• **What the exercise asks**:
Quote the data exactly, first line to the line containing "(hsupport) at (545,50)", with no pictures.

• **Information supplied**:
===============

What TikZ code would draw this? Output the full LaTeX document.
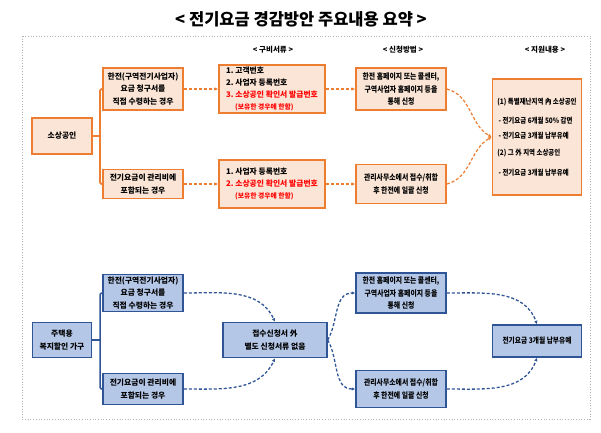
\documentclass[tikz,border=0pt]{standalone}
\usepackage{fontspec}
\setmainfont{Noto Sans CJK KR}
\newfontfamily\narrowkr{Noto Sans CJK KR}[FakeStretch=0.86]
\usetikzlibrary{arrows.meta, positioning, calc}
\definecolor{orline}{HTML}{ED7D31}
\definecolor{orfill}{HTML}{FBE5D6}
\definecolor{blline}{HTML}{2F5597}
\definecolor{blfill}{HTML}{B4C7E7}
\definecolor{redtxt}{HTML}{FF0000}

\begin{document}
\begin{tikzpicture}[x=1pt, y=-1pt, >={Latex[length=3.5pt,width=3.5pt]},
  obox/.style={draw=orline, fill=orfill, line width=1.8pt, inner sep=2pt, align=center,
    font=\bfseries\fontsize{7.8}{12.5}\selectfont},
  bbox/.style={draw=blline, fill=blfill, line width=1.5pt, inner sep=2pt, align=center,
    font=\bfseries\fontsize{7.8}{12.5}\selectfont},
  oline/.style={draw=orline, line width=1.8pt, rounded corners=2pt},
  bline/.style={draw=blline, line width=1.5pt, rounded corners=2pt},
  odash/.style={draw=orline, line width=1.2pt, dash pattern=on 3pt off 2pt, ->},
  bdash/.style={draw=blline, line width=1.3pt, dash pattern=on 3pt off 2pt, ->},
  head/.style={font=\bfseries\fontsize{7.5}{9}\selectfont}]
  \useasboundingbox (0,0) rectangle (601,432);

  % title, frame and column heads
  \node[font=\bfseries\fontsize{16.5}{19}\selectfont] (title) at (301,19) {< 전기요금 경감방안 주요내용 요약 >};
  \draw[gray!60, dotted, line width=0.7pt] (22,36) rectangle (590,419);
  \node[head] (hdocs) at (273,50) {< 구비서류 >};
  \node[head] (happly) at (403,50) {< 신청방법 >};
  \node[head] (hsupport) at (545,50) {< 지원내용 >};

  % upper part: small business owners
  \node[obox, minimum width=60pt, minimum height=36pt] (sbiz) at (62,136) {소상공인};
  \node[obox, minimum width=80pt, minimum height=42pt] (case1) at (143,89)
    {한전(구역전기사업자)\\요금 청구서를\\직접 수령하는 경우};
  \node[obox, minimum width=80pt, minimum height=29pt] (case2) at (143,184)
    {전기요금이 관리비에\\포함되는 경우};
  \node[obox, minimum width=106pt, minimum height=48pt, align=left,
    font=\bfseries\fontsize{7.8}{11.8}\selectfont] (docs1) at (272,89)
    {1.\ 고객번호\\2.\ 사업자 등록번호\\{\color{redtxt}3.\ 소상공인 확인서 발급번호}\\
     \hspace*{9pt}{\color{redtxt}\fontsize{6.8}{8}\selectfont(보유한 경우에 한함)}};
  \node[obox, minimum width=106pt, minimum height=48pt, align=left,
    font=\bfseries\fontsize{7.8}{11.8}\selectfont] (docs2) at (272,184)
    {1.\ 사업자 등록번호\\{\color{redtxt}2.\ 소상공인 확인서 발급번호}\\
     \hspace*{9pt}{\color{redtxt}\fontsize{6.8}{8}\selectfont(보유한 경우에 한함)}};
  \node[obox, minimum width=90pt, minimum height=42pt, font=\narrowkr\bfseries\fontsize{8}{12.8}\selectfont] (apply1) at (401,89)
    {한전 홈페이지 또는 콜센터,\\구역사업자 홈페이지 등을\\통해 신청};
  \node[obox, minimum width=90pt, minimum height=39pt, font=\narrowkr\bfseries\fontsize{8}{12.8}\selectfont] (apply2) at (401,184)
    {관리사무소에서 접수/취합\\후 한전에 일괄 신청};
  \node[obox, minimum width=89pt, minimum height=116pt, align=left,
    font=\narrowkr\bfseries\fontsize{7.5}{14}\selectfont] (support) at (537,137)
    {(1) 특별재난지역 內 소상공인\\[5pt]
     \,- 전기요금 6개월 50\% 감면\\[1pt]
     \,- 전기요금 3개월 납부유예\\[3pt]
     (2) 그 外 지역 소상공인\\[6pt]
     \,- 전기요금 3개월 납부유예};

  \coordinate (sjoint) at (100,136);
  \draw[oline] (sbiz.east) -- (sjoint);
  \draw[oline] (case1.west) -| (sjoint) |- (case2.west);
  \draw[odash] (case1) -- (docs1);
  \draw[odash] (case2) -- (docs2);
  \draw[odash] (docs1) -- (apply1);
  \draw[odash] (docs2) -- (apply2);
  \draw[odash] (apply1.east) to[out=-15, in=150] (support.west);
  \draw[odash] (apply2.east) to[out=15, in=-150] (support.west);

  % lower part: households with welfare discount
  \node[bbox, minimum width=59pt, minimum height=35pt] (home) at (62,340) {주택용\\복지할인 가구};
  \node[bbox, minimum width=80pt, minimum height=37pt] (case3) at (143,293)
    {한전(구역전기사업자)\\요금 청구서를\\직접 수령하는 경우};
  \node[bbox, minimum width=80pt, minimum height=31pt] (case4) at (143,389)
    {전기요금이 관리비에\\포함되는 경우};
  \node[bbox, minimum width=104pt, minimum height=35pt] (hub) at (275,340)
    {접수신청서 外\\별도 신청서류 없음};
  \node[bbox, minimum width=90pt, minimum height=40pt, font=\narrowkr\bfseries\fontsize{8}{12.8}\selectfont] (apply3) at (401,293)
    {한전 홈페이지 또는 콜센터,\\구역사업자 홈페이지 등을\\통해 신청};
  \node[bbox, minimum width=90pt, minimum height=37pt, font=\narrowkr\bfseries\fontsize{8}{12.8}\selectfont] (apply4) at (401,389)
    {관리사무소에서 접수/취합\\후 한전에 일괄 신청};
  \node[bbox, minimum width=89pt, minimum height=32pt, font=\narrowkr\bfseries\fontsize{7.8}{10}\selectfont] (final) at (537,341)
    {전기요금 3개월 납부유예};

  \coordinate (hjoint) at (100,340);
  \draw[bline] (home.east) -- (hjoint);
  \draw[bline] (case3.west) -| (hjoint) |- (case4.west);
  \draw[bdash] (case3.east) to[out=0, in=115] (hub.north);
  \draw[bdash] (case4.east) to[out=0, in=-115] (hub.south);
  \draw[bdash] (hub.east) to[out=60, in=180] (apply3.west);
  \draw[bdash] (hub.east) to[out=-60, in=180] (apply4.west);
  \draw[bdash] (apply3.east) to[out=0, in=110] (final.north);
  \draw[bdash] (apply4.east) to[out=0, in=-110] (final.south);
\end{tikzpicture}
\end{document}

===============

• **The completed task**:
What TikZ code would draw this? Output the full LaTeX document.
\documentclass[tikz,border=0pt]{standalone}
\usepackage{fontspec}
\setmainfont{Noto Sans CJK KR}
\newfontfamily\narrowkr{Noto Sans CJK KR}[FakeStretch=0.86]
\usetikzlibrary{arrows.meta, positioning, calc}
\definecolor{orline}{HTML}{ED7D31}
\definecolor{orfill}{HTML}{FBE5D6}
\definecolor{blline}{HTML}{2F5597}
\definecolor{blfill}{HTML}{B4C7E7}
\definecolor{redtxt}{HTML}{FF0000}

\begin{document}
\begin{tikzpicture}[x=1pt, y=-1pt, >={Latex[length=3.5pt,width=3.5pt]},
  obox/.style={draw=orline, fill=orfill, line width=1.8pt, inner sep=2pt, align=center,
    font=\bfseries\fontsize{7.8}{12.5}\selectfont},
  bbox/.style={draw=blline, fill=blfill, line width=1.5pt, inner sep=2pt, align=center,
    font=\bfseries\fontsize{7.8}{12.5}\selectfont},
  oline/.style={draw=orline, line width=1.8pt, rounded corners=2pt},
  bline/.style={draw=blline, line width=1.5pt, rounded corners=2pt},
  odash/.style={draw=orline, line width=1.2pt, dash pattern=on 3pt off 2pt, ->},
  bdash/.style={draw=blline, line width=1.3pt, dash pattern=on 3pt off 2pt, ->},
  head/.style={font=\bfseries\fontsize{7.5}{9}\selectfont}]
  \useasboundingbox (0,0) rectangle (601,432);

  % title, frame and column heads
  \node[font=\bfseries\fontsize{16.5}{19}\selectfont] (title) at (301,19) {< 전기요금 경감방안 주요내용 요약 >};
  \draw[gray!60, dotted, line width=0.7pt] (22,36) rectangle (590,419);
  \node[head] (hdocs) at (273,50) {< 구비서류 >};
  \node[head] (happly) at (403,50) {< 신청방법 >};
  \node[head] (hsupport) at (545,50) {< 지원내용 >};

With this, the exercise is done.